然后，输出分数在组合之前被标准化为零平均值和单位标准差。这一步对于将检测器输出调整为相同尺度至关重要。

from pyod.utils.utility import standardizer

# scores have to be normalized before combination
train_scores_norm, test_scores_norm = standardizer(train_scores, test_scores)

如上所述，应用了四种不同的组合算法：

comb_by_average = average(test_scores_norm)
comb_by_maximization = maximization(test_scores_norm)
comb_by_aom = aom(test_scores_norm, 5) # 5 groups
comb_by_moa = moa(test_scores_norm, 5) # 5 groups

最后，所有四种组合方法都通过ROC和Precision @ Rank n进行评估：

Combining 20 kNN detectors
Combination by Average ROC:0.9194, precision @ rank n:0.4531
Combination by Maximization ROC:0.9198, precision @ rank n:0.4688
Combination by AOM ROC:0.9257, precision @ rank n:0.4844
Combination by MOA ROC:0.9263, precision @ rank n:0.4688

阈值化示例¶

完整示例：threshold_example.py

导入模型

from pyod.models.knn import KNN   # kNN detector
from pyod.models.thresholds import FILTER  # Filter thresholder

使用 pyod.utils.data.generate_data() 生成样本数据：

contamination = 0.1  # percentage of outliers
n_train = 200  # number of training points
n_test = 100  # number of testing points

X_train, X_test, y_train, y_test = generate_data(
    n_train=n_train, n_test=n_test, contamination=contamination)

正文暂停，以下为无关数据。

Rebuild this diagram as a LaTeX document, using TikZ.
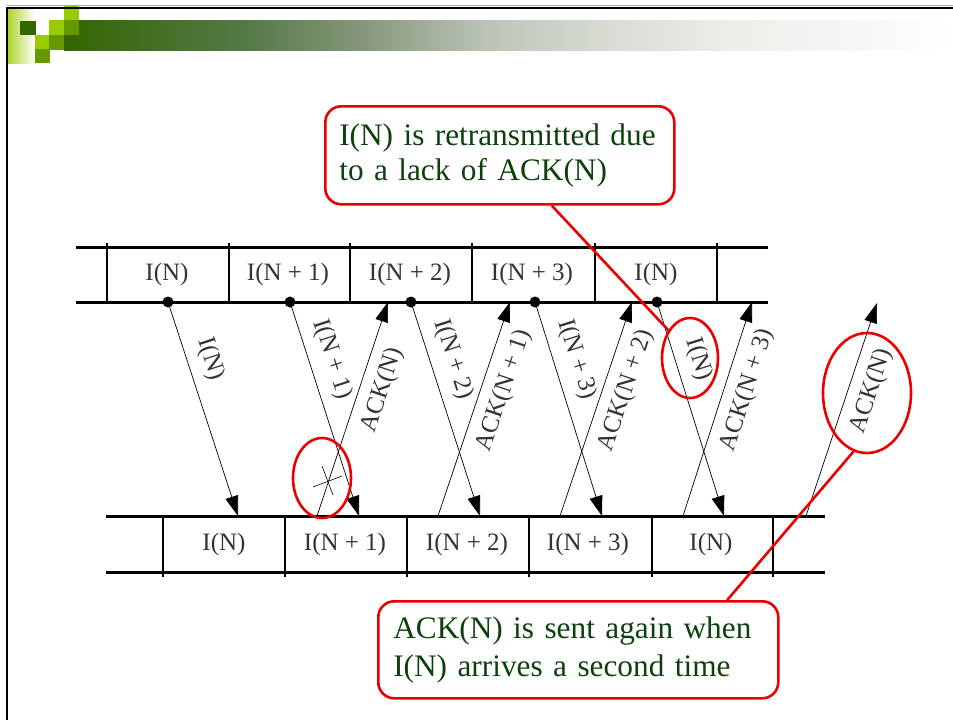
\documentclass[tikz,border=0pt]{standalone}
\usepackage{fontspec}
\setmainfont{Liberation Serif}
\usepackage{xcolor}
\usepackage{tikz}
\usetikzlibrary{positioning,arrows.meta,shapes.geometric}

\definecolor{leafdark}{RGB}{51,102,0}
\definecolor{leafmid}{RGB}{102,153,0}
\definecolor{leaflight}{RGB}{153,204,0}
\definecolor{fadeA}{RGB}{84,120,70}
\definecolor{fadeB}{RGB}{135,152,125}
\definecolor{fadeC}{RGB}{188,196,183}
\definecolor{fadeD}{RGB}{216,220,212}
\definecolor{fadeE}{RGB}{236,238,233}
\definecolor{notegreen}{RGB}{12,64,12}
\definecolor{notered}{RGB}{235,0,0}

% title bar gradient, dark green fading out to the right
\pgfdeclarehorizontalshading{bannerfade}{100bp}{%
  color(0bp)=(leafdark); color(25bp)=(leafdark); color(35bp)=(fadeA);
  color(42bp)=(fadeB); color(48.75bp)=(fadeC); color(55.5bp)=(fadeD);
  color(62.5bp)=(fadeE); color(75bp)=(white); color(100bp)=(white)}

\begin{document}
\begin{tikzpicture}[x=1pt,y=-1pt,
  track/.style={line width=3pt},
  slot/.style={line width=2pt},
  frame label/.style={font=\fontsize{25}{25}\selectfont, text=black!80},
  msg/.style={line width=0.7pt, -{Triangle[length=20pt,width=13pt]}},
  msg label/.style={sloped, font=\fontsize{25}{25}\selectfont, text=black!80, inner sep=2pt},
  note/.style={draw=notered, line width=2.6pt, rounded corners=16pt, text=notegreen,
    align=left, inner xsep=14pt, anchor=north west},
  hilite/.style={draw=notered, line width=2.6pt, ellipse, inner sep=0pt},
  pointer/.style={draw=notered, line width=2.6pt}]
\useasboundingbox (0,0) rectangle (953,720);
\fill[white] (0,0) rectangle (953,720);

% Slide decoration
\shade[shading=bannerfade] (64,20) rectangle (953,50);
\shade[left color=leaflight!85!white, right color=white] (7,9) rectangle (35,63);
\fill[leafdark] (20,21) rectangle (36,35);
\fill[leaflight] (49,20) rectangle (64,35);
\fill[leaflight] (64,6) rectangle (79,20);
\fill[leafmid] (64,20) rectangle (79,35);
\fill[leaflight] (35,35) rectangle (49,49);
\fill[leafmid] (49,35) rectangle (64,50);
\fill[leafmid] (35,49) rectangle (50,63);
\draw[black!35, line width=0.8pt] (7,5.5) -- (953,5.5);
\draw[line width=2.6pt] (7,720) -- (7,8) -- (953,8);

% Sender line
\draw[track] (76,247) -- (768,247);
\draw[track] (76,302) -- (768,302);
\draw[slot] (107,243) -- (107,302);
\draw[slot] (229,243) -- (229,302);
\draw[slot] (350,243) -- (350,302);
\draw[slot] (472,243) -- (472,302);
\draw[slot] (595,243) -- (595,302);
\draw[slot] (717,243) -- (717,302);
\node[frame label] (topN) at (167,274) {I(N)};
\node[frame label] (topN1) at (288,274) {I(N + 1)};
\node[frame label] (topN2) at (410,274) {I(N + 2)};
\node[frame label] (topN3) at (532,274) {I(N + 3)};
\node[frame label] (topNb) at (656,274) {I(N)};

% Receiver line
\draw[track] (106,516) -- (825,516);
\draw[track] (106,572) -- (825,572);
\draw[slot] (163,516) -- (163,577);
\draw[slot] (285,516) -- (285,577);
\draw[slot] (407,516) -- (407,577);
\draw[slot] (529,516) -- (529,577);
\draw[slot] (652,516) -- (652,577);
\draw[slot] (773,516) -- (773,577);
\node[frame label] (botN) at (224,544) {I(N)};
\node[frame label] (botN1) at (345,544) {I(N + 1)};
\node[frame label] (botN2) at (467,544) {I(N + 2)};
\node[frame label] (botN3) at (588,544) {I(N + 3)};
\node[frame label] (botNb) at (711,544) {I(N)};

% Send points and arrival points
\coordinate (sN) at (168,302);
\coordinate (sN1) at (290,302);
\coordinate (sN2) at (411,302);
\coordinate (sN3) at (535,302);
\coordinate (sNb) at (657,302);
\coordinate (rN) at (238,516);
\coordinate (rN1) at (359,516);
\coordinate (rN2) at (480,516);
\coordinate (rN3) at (602,516);
\coordinate (rNb) at (724,516);
\fill (sN) circle (5.5pt);
\fill (sN1) circle (5.5pt);
\fill (sN2) circle (5.5pt);
\fill (sN3) circle (5.5pt);
\fill (sNb) circle (5.5pt);

% Acknowledgement start and end points
\coordinate (aN) at (317,516);
\coordinate (aN1) at (438,516);
\coordinate (aN2) at (560,516);
\coordinate (aN3) at (683,516);
\coordinate (aNb) at (806,516);
\coordinate (kN) at (388,302);
\coordinate (kN1) at (510,302);
\coordinate (kN2) at (632,302);
\coordinate (kN3) at (752,302);
\coordinate (kNb) at (877,303);

% Information frames
\draw[msg] (sN) -- (rN) node[msg label, pos=0.3, above=9pt] {I(N)};
\draw[msg] (sN1) -- (rN1) node[msg label, pos=0.3, above=9pt] {I(N + 1)};
\draw[msg] (sN2) -- (rN2) node[msg label, pos=0.3, above=9pt] {I(N + 2)};
\draw[msg] (sN3) -- (rN3) node[msg label, pos=0.3, above=9pt] {I(N + 3)};
\draw[msg] (sNb) -- (rNb) node[msg label, pos=0.3, above=9pt] {I(N)};

% Acknowledgements
\draw[msg] (aN) -- (kN) node[msg label, pos=0.62, below=9pt] {ACK(N)};
\draw[msg] (aN1) -- (kN1) node[msg label, pos=0.62, below=9pt] {ACK(N + 1)};
\draw[msg] (aN2) -- (kN2) node[msg label, pos=0.62, below=9pt] {ACK(N + 2)};
\draw[msg] (aN3) -- (kN3) node[msg label, pos=0.62, below=9pt] {ACK(N + 3)};
\draw[msg] (aNb) -- (kNb) node[msg label, pos=0.62, below=9pt] {ACK(N)};

% lost acknowledgement
\draw[line width=0.6pt] (313,487) -- (342,476);
\draw[line width=0.6pt] (322,466) -- (333,495);

% Remarks
\node[hilite, minimum width=58pt, minimum height=80pt] (lostmark) at (322,478) {};
\node[hilite, minimum width=56pt, minimum height=80pt] (retxmark) at (690,358) {};
\node[hilite, minimum width=88pt, minimum height=120pt] (ackmark) at (867,393) {};

\node[note, text width=321pt, minimum height=98pt, font=\fontsize{31.3}{35}\selectfont]
  (retxnote) at (324,105) {I(N) is retransmitted due\\to a lack of ACK(N)};
\node[note, text width=370pt, minimum height=97pt, inner xsep=15pt, font=\fontsize{31.3}{38}\selectfont]
  (acknote) at (377,600) {ACK(N) is sent again when\\I(N) arrives a second time};

\draw[pointer] ([xshift=52pt]retxnote.south) -- (retxmark.128);
\draw[pointer] ([xshift=149pt]acknote.north) -- (ackmark.-103);
\end{tikzpicture}
\end{document}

初始化一个 pyod.models.knn.KNN 检测器，拟合模型，并进行预测。

# train kNN detector and apply FILTER thresholding
clf_name = 'KNN'
clf = KNN(contamination=FILTER())
clf.fit(X_train)

# get the prediction labels and outlier scores of the training data
y_train_pred = clf.labels_  # binary labels (0: inliers, 1: outliers)
y_train_scores = clf.decision_scores_  # raw outlier scores

参考文献

[BKalayciE18] (1,2,3)

İlker Kalaycı and Tuncay Ercan. Anomaly detection in wireless sensor networks data by using histogram based outlier score method. In 2018 2nd International Symposium on Multidisciplinary Studies and Innovative Technologies (ISMSIT), 1–6. IEEE, 2018.